Es Sadr grubuna yakın kaynak Iraklı yetkililerin her şeyden önce Iraklılara İran’dan tamamen bağımsız siyasi bir çözümünün olduğunu kanıtlaması gerektiğini belirtti. Zira sorunun, yüksek dini lider Ali Hamaney’in temsil ettiği İran liderliğinin bölgedeki değişkenlerle ilgili siyasi bir çözümünün bulunması ve Irak’ın politikasını da bu çözüme bağlamaya çalışmasında gizli olduğuna işaret etti.

Kaynak, İran liderliğinin Suriye krizi karşısında ortaya koyduğu sert tavırların; en başta da ‘Esad rejimini korumak için savaşacağı’ söyleminin Tahran’daki karar çevreleri arasında dolaşan temelsiz bir söz olduğunu dile getirdi. Buna ek olarak El Maliki’nin, İran liderliğini eğer Suriye’de durumlar daha da kötüye giderse savaşa girmeye kalkışmaması için uyardığını söyledi.

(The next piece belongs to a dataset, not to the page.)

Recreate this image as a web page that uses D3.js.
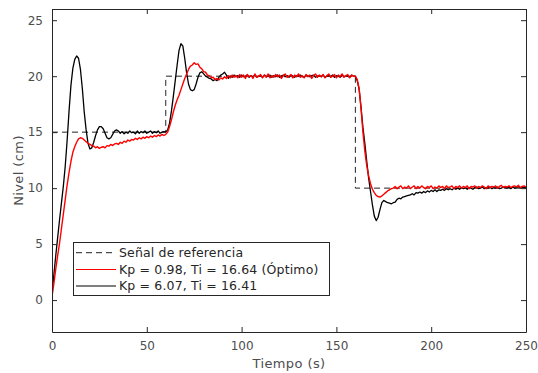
<!DOCTYPE html>
<html><head><meta charset="utf-8">
<script src="https://cdn.jsdelivr.net/npm/d3@7"></script>
<style>body{margin:0;background:#fff}svg{display:block}text{font-family:"DejaVu Sans",sans-serif}</style>
</head><body><svg id="c" width="538" height="373"></svg>
<script>
// ---- data ----
const xTicks = [0, 50, 100, 150, 200, 250];
const yTicks = [0, 5, 10, 15, 20, 25];
const refT = [0, 60, 60, 160, 160, 250];
const refV = [15, 15, 20, 20, 10, 10];
const seriesNames = ["Señal de referencia", "Kp = 0.98, Ti = 16.64 (Óptimo)", "Kp = 6.07, Ti = 16.41"];
// sample time: one value per second, t = 0..250
const blackV = [
0.5,2.3,4.0,5.6,7.2,8.7,10.2,12.0,14.3,16.9,
19.2,20.7,21.5,21.8,21.6,20.6,18.9,16.8,15.2,14.0,
13.5,13.6,14.1,14.7,15.2,15.5,15.5,15.3,14.9,14.5,
14.4,14.5,14.8,15.1,15.2,15.1,14.9,15.05,14.85,15.0,
14.9,15.1,14.95,15.0,14.85,15.1,14.9,15.05,14.95,15.1,
14.9,15.0,15.1,14.9,15.05,14.95,15.1,14.9,15.0,15.05,
15.0,15.2,15.8,16.9,18.2,19.6,21.0,22.3,22.9,22.7,
21.6,20.3,19.3,18.8,18.7,18.8,19.3,19.9,20.3,20.4,
20.2,20.0,19.9,19.8,19.75,19.6,19.7,19.6,19.9,20.1,
20.2,20.35,20.1,19.8,20.0,19.9,20.1,19.95,20.05,19.9,
20.1,19.95,20.0,20.1,19.9,20.05,19.95,20.1,19.9,20.0,
20.05,19.9,20.1,19.95,20.0,20.1,19.9,20.05,19.95,20.1,
19.9,20.0,20.1,19.95,20.05,19.9,20.1,20.0,19.9,20.05,
20.0,20.1,19.95,19.9,20.1,20.0,19.95,20.05,20.1,19.9,
20.0,20.05,19.95,20.1,19.9,20.0,20.05,19.95,20.1,19.9,
20.05,20.0,19.9,20.1,19.95,20.05,20.0,19.9,20.1,20.0,
20.0,19.6,18.8,17.2,15.4,14.0,12.4,10.9,9.7,8.5,
7.5,7.1,7.4,8.1,8.7,8.9,8.8,8.7,8.65,8.6,
8.7,8.75,9.0,9.1,9.05,9.2,9.25,9.3,9.35,9.4,
9.5,9.4,9.6,9.55,9.65,9.55,9.7,9.6,9.75,9.65,
9.8,9.7,9.85,9.7,9.85,9.8,9.9,9.8,9.95,9.85,
9.95,9.85,10.0,9.9,10.0,9.9,10.05,9.95,10.05,9.9,
10.05,10.0,9.9,10.05,10.1,9.95,10.0,10.1,9.95,10.05,
10.0,10.1,9.95,10.05,10.0,10.1,9.95,10.0,10.1,10.05,
10.0,10.1,9.95,10.1,10.0,10.05,10.15,10.0,10.05,10.1,10.05];
const redV = [
0.3,1.5,2.8,4.0,5.1,6.4,7.7,9.0,10.3,11.4,
12.4,13.2,13.7,14.1,14.4,14.5,14.45,14.3,14.15,14.0,
13.9,13.8,13.75,13.6,13.7,13.55,13.65,13.7,13.6,13.8,
13.75,13.9,13.8,13.95,14.0,13.9,14.1,14.0,14.2,14.1,
14.3,14.2,14.35,14.3,14.45,14.35,14.5,14.4,14.55,14.45,
14.6,14.5,14.65,14.55,14.7,14.6,14.75,14.65,14.8,14.7,
14.8,15.0,15.5,16.1,16.8,17.4,17.9,18.3,18.8,19.3,
19.8,20.2,20.6,20.9,21.0,21.2,21.05,21.1,20.8,20.65,
20.4,20.35,20.1,20.05,19.85,19.9,19.7,19.8,19.65,19.85,
19.75,19.95,19.8,20.05,19.85,20.1,19.9,20.05,19.85,20.15,
19.9,20.1,19.8,20.15,19.95,20.05,19.8,20.2,19.9,20.0,
20.15,19.85,20.1,19.9,20.2,19.85,20.05,19.9,20.15,19.95,
20.1,19.8,20.05,20.2,19.9,20.0,20.15,19.85,20.1,19.95,
20.2,19.9,20.05,19.85,20.15,19.95,20.1,19.8,20.05,20.2,
19.9,20.1,19.95,20.15,19.85,20.05,20.2,19.9,20.0,20.15,
19.85,20.1,19.95,20.2,19.9,20.05,20.15,19.85,20.1,20.0,
20.0,19.7,18.9,17.1,15.0,13.3,12.0,11.1,10.4,9.9,
9.6,9.35,9.25,9.2,9.3,9.45,9.6,9.75,9.85,9.95,
10.0,10.15,9.95,10.1,10.2,9.95,10.1,10.0,10.2,9.95,
10.1,10.2,9.95,10.15,10.0,10.2,10.05,9.95,10.15,10.05,
10.2,9.95,10.1,10.0,10.2,10.05,10.15,9.95,10.2,10.05,
10.1,10.2,9.95,10.15,10.05,10.2,10.0,10.15,10.05,10.2,
9.95,10.15,10.1,10.2,10.0,10.15,10.05,10.2,10.1,9.95,
10.2,10.05,10.15,10.1,10.2,10.0,10.15,10.25,10.05,10.15,
10.1,10.2,10.05,10.15,10.2,10.1,10.25,10.05,10.15,10.2,10.1];

// ---- layout ----
const L = 52, R = 526, T = 9, B = 332;
const svg = d3.select("#c");
const x = d3.scaleLinear().domain([0, 250]).range([L, R]);
const y = d3.scaleLinear().domain([-2.85, 26]).range([B, T]);
const axisCol = "#262626", textCol = "#4d4d4d";

const times = d3.range(0, blackV.length);
const line = d3.line().x(d => x(d[0])).y(d => y(d[1]));

const g = svg.append("g");
svg.append("clipPath").attr("id", "clip").append("rect")
  .attr("x", L).attr("y", T).attr("width", R - L).attr("height", B - T);
const plot = g.append("g").attr("clip-path", "url(#clip)");

plot.append("path").datum(refT.map((t, i) => [t, refV[i]]))
  .attr("d", line).attr("fill", "none").attr("stroke", "#222")
  .attr("stroke-width", 1).attr("stroke-dasharray", "6,4");
plot.append("path").datum(times.map((t, i) => [t, blackV[i]]))
  .attr("d", line).attr("fill", "none").attr("stroke", "#000")
  .attr("stroke-width", 1.3).attr("stroke-linejoin", "round");
plot.append("path").datum(times.map((t, i) => [t, redV[i]]))
  .attr("d", line).attr("fill", "none").attr("stroke", "#ff0000")
  .attr("stroke-width", 1.4).attr("stroke-linejoin", "round");

// axes (MATLAB-like box with inward ticks)
const tl = 5;
const ax = g.append("g");
ax.append("g").attr("transform", `translate(0,${B})`)
  .call(d3.axisBottom(x).tickValues(xTicks).tickSizeInner(-tl).tickSizeOuter(0).tickPadding(9));
ax.append("g").attr("transform", `translate(0,${T})`)
  .call(d3.axisTop(x).tickValues(xTicks).tickSizeInner(-tl).tickSizeOuter(0).tickFormat(""));
ax.append("g").attr("transform", `translate(${L},0)`)
  .call(d3.axisLeft(y).tickValues(yTicks).tickSizeInner(-tl).tickSizeOuter(0).tickPadding(9));
ax.append("g").attr("transform", `translate(${R},0)`)
  .call(d3.axisRight(y).tickValues(yTicks).tickSizeInner(-tl).tickSizeOuter(0).tickFormat(""));
ax.selectAll(".domain").attr("stroke", axisCol);
ax.selectAll(".tick line").attr("stroke", axisCol);
ax.selectAll(".tick text").attr("fill", textCol).attr("font-size", 12)
  .attr("font-family", "DejaVu Sans");

svg.append("text").attr("x", (L + R) / 2).attr("y", 368).attr("text-anchor", "middle")
  .attr("font-size", 13).attr("letter-spacing", 0.4).attr("fill", textCol).text("Tiempo (s)");
svg.append("text").attr("transform", `translate(23,${(T + B) / 2}) rotate(-90)`)
  .attr("text-anchor", "middle").attr("font-size", 13).attr("letter-spacing", 0.4)
  .attr("fill", textCol).text("Nivel (cm)");

// legend
const lg = svg.append("g");
lg.append("rect").attr("x", 73.5).attr("y", 242.5).attr("width", 256).attr("height", 53)
  .attr("fill", "#fff").attr("stroke", axisCol).attr("stroke-width", 1);
const rows = [252.7, 269.5, 286];
const styles = [
  {stroke: "#222", dash: "6,4", w: 1},
  {stroke: "#ff0000", dash: null, w: 1.2},
  {stroke: "#000", dash: null, w: 1.1}];
seriesNames.forEach((n, i) => {
  lg.append("line").attr("x1", 76).attr("x2", 116).attr("y1", rows[i]).attr("y2", rows[i])
    .attr("stroke", styles[i].stroke).attr("stroke-width", styles[i].w)
    .attr("stroke-dasharray", styles[i].dash);
  lg.append("text").attr("x", 119).attr("y", rows[i]).attr("dy", "0.35em")
    .attr("font-size", 12.5).attr("letter-spacing", 0.15).attr("fill", "#262626").text(n);
});
</script></body></html>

Savaşa girerse de bunun; ‘her şeyin sonu’ anlamına geleceğini, böylece Esad’ın düşmesinin, İran Silahlı Kuvvetleri’nin yok edilmesinin ve Irak’taki Şii ittifak iktidarının ortadan kaldırılmasının bir anda gerçekleşeceğini vurguladığını belirtti.

Ardından Hamaney’i Amerikan yönetimi ile askıya alınan dosyaların çözümü için diplomatik üsluplar türetmeye iten iki merciinin İran’ın Kum Kenti’nde yaşayan Kazım El Hairi ile Irak’ın Necef Kenti’nde ikamet etmekte olan Ali El Sistani olduğunu açıkladı. Dosyaların başında ise Suriye dosyası geliyor. Kaynağa göre bu iki isim, Şiilerin Saddam Hüseyin’in düşmesinden sonra bölgede elde ettikleri siyasi konum ve itibarın ne şekilde olursa olsun korunması gerektiğine inanıyor.

Kaynak son olarak İran’ın, mesajını El Maliki aracılığıyla Amerikalı herhangi bir yürütme merciine değil özellikle Amerikan Kongresi heyetine göndermeye azmettiğini, Bağdat’ın da önümüzdeki 6 Kasım’da yapılması planlanan ABD başkanlık seçimlerinde ister Barack Obama ister de cumhuriyetçi rakibi Mitt Romney kazansın Tahran ve Washington arasında Suriye hakkında gerçekleştirilecek herhangi bir gizli görüşmeye ev sahipliği yapmaya hazır olduğunu bildirdiğini ifade etti.